The Academy of Interactive Arts & Sciences hosts its 1st Annual Interactive Achievement Awards, inducting Shigeru Miyamoto of Nintendo to the AIAS Hall of Fame!
Shortly after the invention of the internet, gaming help website and notorious forum-trolling grounds GameFaqs comes to life. Someone says 'GENESIS HAS NO GAMES' and oh lord it just went downhill from there.
The Playstation home console is released in North America!
Chrono Trigger did all sorts of things I didn't realize that games were allowed to do: multiple endings, branching story paths, and one of the most complex (and convoluted) storylines ever. I remember many late nights staying up, trying to figure out exactly what was happening. Paper was procured, and graphs WERE drawn. My addiction to Chrono Trigger would leave me pretty much bored with other RPGs of the time, until a certain Playstation game with a similar name came out...
The Sonic games were my first introduction to the glorious world of 16-bit color, which really rocked my world. It also introduced me to the three main characters (Sonic, Knuckles, and Tails), all of whom played similarly, but with unique power that really changed the game.
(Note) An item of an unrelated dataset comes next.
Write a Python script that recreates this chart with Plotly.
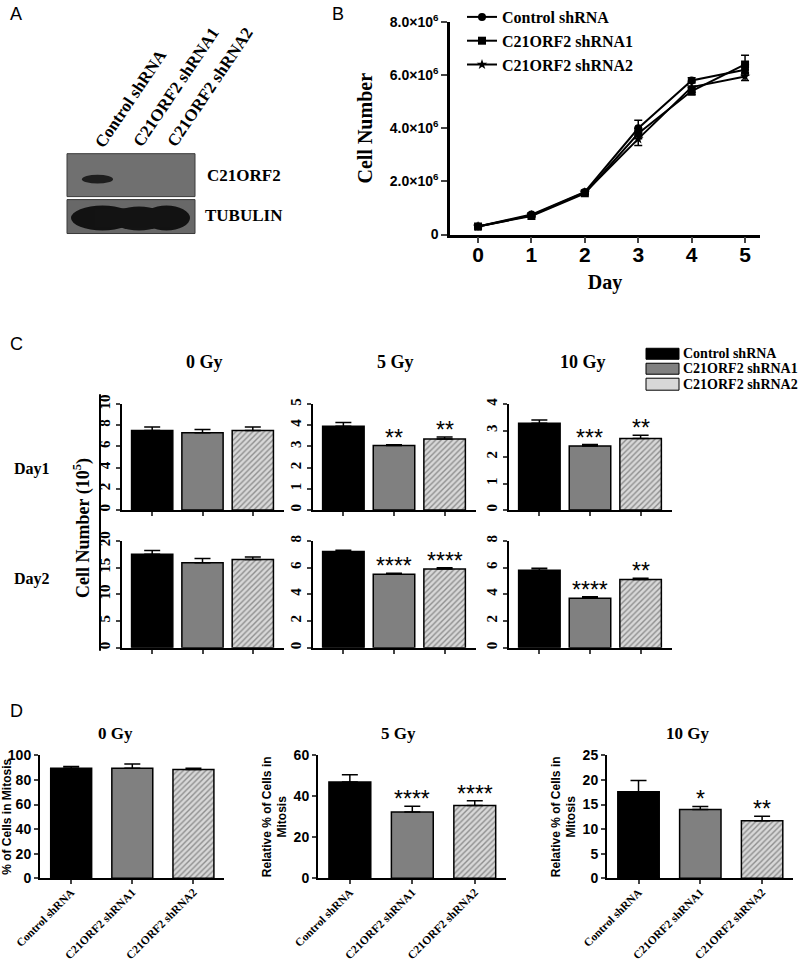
import plotly.graph_objects as go

W, H = 800, 964
SERIF = "Liberation Serif, Times New Roman, serif"
SANS = "Liberation Sans, Arial, sans-serif"

# ------------------------------------------------------------------ data
conditions = ["Control shRNA", "C21ORF2 shRNA1", "C21ORF2 shRNA2"]

# Panel B: growth curves
days = [0, 1, 2, 3, 4, 5]
growth_control = [0.30e6, 0.75e6, 1.60e6, 4.00e6, 5.80e6, 6.20e6]
growth_control_err = [0.03e6, 0.05e6, 0.06e6, 0.30e6, 0.10e6, 0.20e6]
growth_sh1 = [0.30e6, 0.70e6, 1.55e6, 3.80e6, 5.40e6, 6.40e6]
growth_sh1_err = [0.03e6, 0.05e6, 0.05e6, 0.20e6, 0.15e6, 0.35e6]
growth_sh2 = [0.30e6, 0.72e6, 1.58e6, 3.60e6, 5.55e6, 5.95e6]
growth_sh2_err = [0.03e6, 0.04e6, 0.05e6, 0.25e6, 0.20e6, 0.15e6]
b_ytick_vals = [0, 2e6, 4e6, 6e6, 8e6]
b_ytick_text = ["0", "2.0×10<sup>6</sup>", "4.0×10<sup>6</sup>",
                "6.0×10<sup>6</sup>", "8.0×10<sup>6</sup>"]

# Panel C: cell number (10^5)
c_doses = ["0 Gy", "5 Gy", "10 Gy"]
c_day1_0gy = [7.5, 7.3, 7.5]
c_day1_0gy_err = [0.35, 0.3, 0.35]
c_day1_5gy = [3.95, 3.05, 3.35]
c_day1_5gy_err = [0.18, 0.03, 0.10]
c_day1_10gy = [3.28, 2.42, 2.70]
c_day1_10gy_err = [0.12, 0.05, 0.12]
c_day2_0gy = [17.5, 15.9, 16.5]
c_day2_0gy_err = [0.7, 0.8, 0.5]
c_day2_5gy = [7.2, 5.5, 5.9]
c_day2_5gy_err = [0.10, 0.08, 0.08]
c_day2_10gy = [5.8, 3.7, 5.1]
c_day2_10gy_err = [0.15, 0.12, 0.10]
c_day1_5gy_sig = ["", "**", "**"]
c_day1_10gy_sig = ["", "***", "**"]
c_day2_5gy_sig = ["", "****", "****"]
c_day2_10gy_sig = ["", "****", "**"]
c_day1_ticks_0gy = [0, 2, 4, 6, 8, 10]
c_day1_ticks_5gy = [0, 1, 2, 3, 4, 5]
c_day1_ticks_10gy = [0, 1, 2, 3, 4]
c_day2_ticks_0gy = [0, 5, 10, 15, 20]
c_day2_ticks_5gy = [0, 2, 4, 6, 8]
c_day2_ticks_10gy = [0, 2, 4, 6, 8]

# Panel D: % cells in mitosis
d_0gy = [89.5, 89.5, 88.5]
d_0gy_err = [1.5, 3.5, 1.0]
d_5gy = [47.0, 32.3, 35.5]
d_5gy_err = [3.5, 2.8, 2.3]
d_10gy = [17.6, 14.0, 11.7]
d_10gy_err = [2.3, 0.6, 0.9]
d_5gy_sig = ["", "****", "****"]
d_10gy_sig = ["", "*", "**"]
d_ticks_0gy = [0, 20, 40, 60, 80, 100]
d_ticks_5gy = [0, 20, 40, 60]
d_ticks_10gy = [0, 5, 10, 15, 20, 25]

# ------------------------------------------------------------------ helpers
def px(x):
    return x / W


def py(y):
    return 1 - y / H


def dx(x0, x1):
    return [x0 / W, x1 / W]


def dy(top, bot):
    return [1 - bot / H, 1 - top / H]


BAR_COLORS = ["#000000", "#808080", "#d8d8d8"]
BAR_PATTERNS = ["", "", "/"]

fig = go.Figure()
layout = dict(
    width=W, height=H, margin=dict(l=0, r=0, t=0, b=0),
    paper_bgcolor="white", plot_bgcolor="white",
    barmode="overlay", showlegend=True,
)
annotations = []
shapes = []

# ------------------------------------------------------------------ panel B
markers = ["circle", "square", "star"]
for name, ys, es, sym in zip(conditions,
                             [growth_control, growth_sh1, growth_sh2],
                             [growth_control_err, growth_sh1_err, growth_sh2_err],
                             markers):
    fig.add_trace(go.Scatter(
        x=days, y=ys, name=name, mode="lines+markers",
        line=dict(color="black", width=2),
        marker=dict(symbol=sym, size=8, color="black"),
        error_y=dict(type="data", array=es, color="black", thickness=1.5, width=4),
        xaxis="x", yaxis="y", legend="legend",
    ))

layout["xaxis"] = dict(
    domain=dx(450, 760), range=[-0.525, 5.28], anchor="y",
    tickvals=days, ticks="outside", ticklen=6, tickwidth=2,
    showline=True, linewidth=2.5, linecolor="black", showgrid=False, zeroline=False,
    tickfont=dict(family=SANS, size=21, weight="bold", color="black"),
    ticklabelstandoff=-6,
    title=dict(text="Day", font=dict(family=SERIF, size=20, weight="bold", color="black"),
               standoff=10),
    automargin=False,
)
layout["yaxis"] = dict(
    domain=dy(20, 233), range=[0, 8e6], anchor="x",
    tickvals=b_ytick_vals, ticktext=b_ytick_text, ticks="outside", ticklen=6, tickwidth=2,
    showline=True, linewidth=2.5, linecolor="black", showgrid=False, zeroline=False,
    tickfont=dict(family=SANS, size=14, weight="bold", color="black"),
    title=dict(text="Cell Number", font=dict(family=SERIF, size=20, weight="bold", color="black"),
               standoff=12),
    automargin=False,
)
layout["legend"] = dict(
    x=px(462), y=py(-2), xanchor="left", yanchor="top",
    bgcolor="rgba(0,0,0,0)", itemwidth=30, tracegroupgap=0,
    font=dict(family=SERIF, size=16, weight="bold", color="black"),
)

# ------------------------------------------------------------------ bar helper
def add_bar_panel(idx, vals, errs, xdom, ydom, yticks, yrange, width, sig=None,
                  c_style=True, ytitle=None, star_shift=-8):
    xa, ya = f"x{idx}", f"y{idx}"
    fig.add_trace(go.Bar(
        x=conditions, y=vals, width=width, showlegend=False,
        marker=dict(color=BAR_COLORS, line=dict(color="black", width=1.5),
                    pattern=dict(shape=BAR_PATTERNS, fgcolor="#505050",
                                 bgcolor=BAR_COLORS, size=4, solidity=0.35,
                                 fillmode="overlay")),
        error_y=dict(type="data", array=errs, arrayminus=[0, 0, 0], symmetric=False,
                     color="black", thickness=1.5, width=8),
        xaxis=xa, yaxis=ya,
    ))
    xkey, ykey = f"xaxis{idx}", f"yaxis{idx}"
    xconf = dict(
        domain=xdom, anchor=ya, type="category", categoryorder="array",
        categoryarray=conditions, range=[-0.6, 2.62] if c_style else [-0.51, 2.5],
        ticks="outside", ticklen=4, tickwidth=1.5, showline=True, linewidth=2,
        linecolor="black", showgrid=False, zeroline=False, automargin=False,
    )
    if c_style:
        xconf["showticklabels"] = False
    else:
        xconf.update(tickangle=-45, ticklabelstandoff=-3,
                     tickfont=dict(family=SERIF, size=11.5, weight="bold", color="black"))
    yconf = dict(
        domain=ydom, anchor=xa, range=yrange, tickvals=yticks,
        ticks="outside", ticklen=4, tickwidth=1.5, showline=True, linewidth=2,
        linecolor="black", showgrid=False, zeroline=False, automargin=False,
    )
    if c_style:
        yconf.update(tickangle=-90,
                     tickfont=dict(family=SERIF, size=15, weight="bold", color="black"))
    else:
        yconf.update(tickfont=dict(family=SANS, size=14, weight="bold", color="black"))
    if ytitle:
        yconf["title"] = dict(text=ytitle, standoff=4,
                              font=dict(family=SANS, size=12, weight="bold", color="black"))
    layout[xkey] = xconf
    layout[ykey] = yconf
    if sig:
        for c, v, e, s in zip(conditions, vals, errs, sig):
            if s:
                annotations.append(dict(
                    x=c, y=v + e, xref=xa, yref=ya, text=s, showarrow=False,
                    yanchor="bottom", yshift=star_shift,
                    font=dict(family=SANS, size=23, color="black")))


# ------------------------------------------------------------------ panel C
C_XDOMS = [dx(122, 284), dx(313, 476), dx(509, 672)]
C_ROW1 = dy(403, 509)
C_ROW2 = dy(540, 647)
add_bar_panel(2, c_day1_0gy, c_day1_0gy_err, C_XDOMS[0], C_ROW1, c_day1_ticks_0gy, [0, 10], 0.82)
add_bar_panel(3, c_day1_5gy, c_day1_5gy_err, C_XDOMS[1], C_ROW1, c_day1_ticks_5gy, [0, 5], 0.82,
              sig=c_day1_5gy_sig)
add_bar_panel(4, c_day1_10gy, c_day1_10gy_err, C_XDOMS[2], C_ROW1, c_day1_ticks_10gy, [0, 4], 0.82,
              sig=c_day1_10gy_sig)
add_bar_panel(5, c_day2_0gy, c_day2_0gy_err, C_XDOMS[0], C_ROW2, c_day2_ticks_0gy, [0, 20], 0.82)
add_bar_panel(6, c_day2_5gy, c_day2_5gy_err, C_XDOMS[1], C_ROW2, c_day2_ticks_5gy, [0, 8], 0.82,
              sig=c_day2_5gy_sig)
add_bar_panel(7, c_day2_10gy, c_day2_10gy_err, C_XDOMS[2], C_ROW2, c_day2_ticks_10gy, [0, 8], 0.82,
              sig=c_day2_10gy_sig)

# ------------------------------------------------------------------ panel D
D_ROW = dy(755, 878)
add_bar_panel(8, d_0gy, d_0gy_err, dx(40, 224), D_ROW, d_ticks_0gy, [0, 100], 0.67,
              c_style=False, ytitle="% of Cells in Mitosis")
add_bar_panel(9, d_5gy, d_5gy_err, dx(318, 506), D_ROW, d_ticks_5gy, [0, 60], 0.67,
              sig=d_5gy_sig, c_style=False, ytitle="Relative % of Cells in<br>Mitosis")
add_bar_panel(10, d_10gy, d_10gy_err, dx(607, 793), D_ROW, d_ticks_10gy, [0, 25], 0.67,
              sig=d_10gy_sig, c_style=False, ytitle="Relative % of Cells in<br>Mitosis")

# ------------------------------------------------------------------ text annotations
def note(x, y, text, size, family=SERIF, bold=True, angle=0, xanchor="center", yanchor="middle"):
    annotations.append(dict(
        x=px(x), y=py(y), xref="paper", yref="paper", text=text, showarrow=False,
        xanchor=xanchor, yanchor=yanchor, textangle=angle,
        font=dict(family=family, size=size, weight="bold" if bold else "normal", color="black")))


# panel letters
note(8, 12, "A", 18, family=SANS, bold=False, xanchor="left")
note(330, 12, "B", 18, family=SANS, bold=False, xanchor="left")
note(8, 343, "C", 18, family=SANS, bold=False, xanchor="left")
note(8, 710, "D", 18, family=SANS, bold=False, xanchor="left")

# panel A lane labels and blot labels
note(131, 97, "Control shRNA", 17, angle=-56)
note(176, 86, "C21ORF2 shRNA1", 17, angle=-56)
note(210, 86, "C21ORF2 shRNA2", 17, angle=-56)
note(205, 174, "C21ORF2", 17, xanchor="left")
note(203, 214, "TUBULIN", 17, xanchor="left")

# panel C labels
for x, d in zip([204, 395, 583], c_doses):
    note(x, 361, d, 18)
note(12, 468, "Day1", 16, xanchor="left")
note(12, 578, "Day2", 16, xanchor="left")
note(82, 527, "Cell Number (10<sup>5</sup>)", 18, angle=-90)

# panel C legend (boxes + labels)
legend_rows = [(347, 358), (362, 373), (377, 389)]
for (t, b), col, name in zip(legend_rows, BAR_COLORS, conditions):
    shapes.append(dict(type="rect", xref="paper", yref="paper",
                       x0=px(646), x1=px(679), y0=py(b), y1=py(t),
                       fillcolor=col, line=dict(color="black", width=1)))
    note(681, (t + b) / 2, name, 14, xanchor="left")

# panel D titles
for x, d in zip([116, 398, 687], c_doses):
    note(x, 733, d, 17)

# ------------------------------------------------------------------ blot drawing (panel A)
def rect(x0, y0, x1, y1, fill, line_col=None, lw=0, kind="rect"):
    shapes.append(dict(type=kind, xref="paper", yref="paper",
                       x0=px(x0), x1=px(x1), y0=py(y1), y1=py(y0),
                       fillcolor=fill, line=dict(color=line_col or fill, width=lw),
                       layer="above"))


rect(67, 152, 195, 195, "#707070", "#3a3a3a", 1)
rect(82, 173, 113, 182, "#1e1e1e", kind="circle")
rect(67, 198, 195, 232, "#686868", "#3a3a3a", 1)
rect(71, 204, 134, 229, "#121212", kind="circle")
rect(112, 205, 166, 229, "#141414", kind="circle")
rect(143, 204, 190, 229, "#121212", kind="circle")
rect(95, 207, 170, 226, "#131313")

# divider line for panel C shared axis title
shapes.append(dict(type="line", xref="paper", yref="paper",
                   x0=px(100), x1=px(100), y0=py(650), y1=py(393),
                   line=dict(color="black", width=2)))

layout["annotations"] = annotations
layout["shapes"] = shapes
fig.update_layout(**layout)
fig.write_html("out.html", config={"displayModeBar": False},
               post_script="document.body.style.margin='0px';document.body.style.overflow='hidden';")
The Sonic games also introduced me to a compelling narrative and a powerful sense of morality in gaming: the entire series is told more or less without any dialogue whatsoever, yet the story, a strong environmentalist narrative, is still conveyed adequately through the animation of the various sprites and the emotions they showed.
Super Nintendo is released in North America!
Sagan plays Metroid for the first time. Multiple rooms! Ladies in armor suits! Save states! Hard bosses! Amazing music! My illusions that video games were just about Italian plumbers were shattered.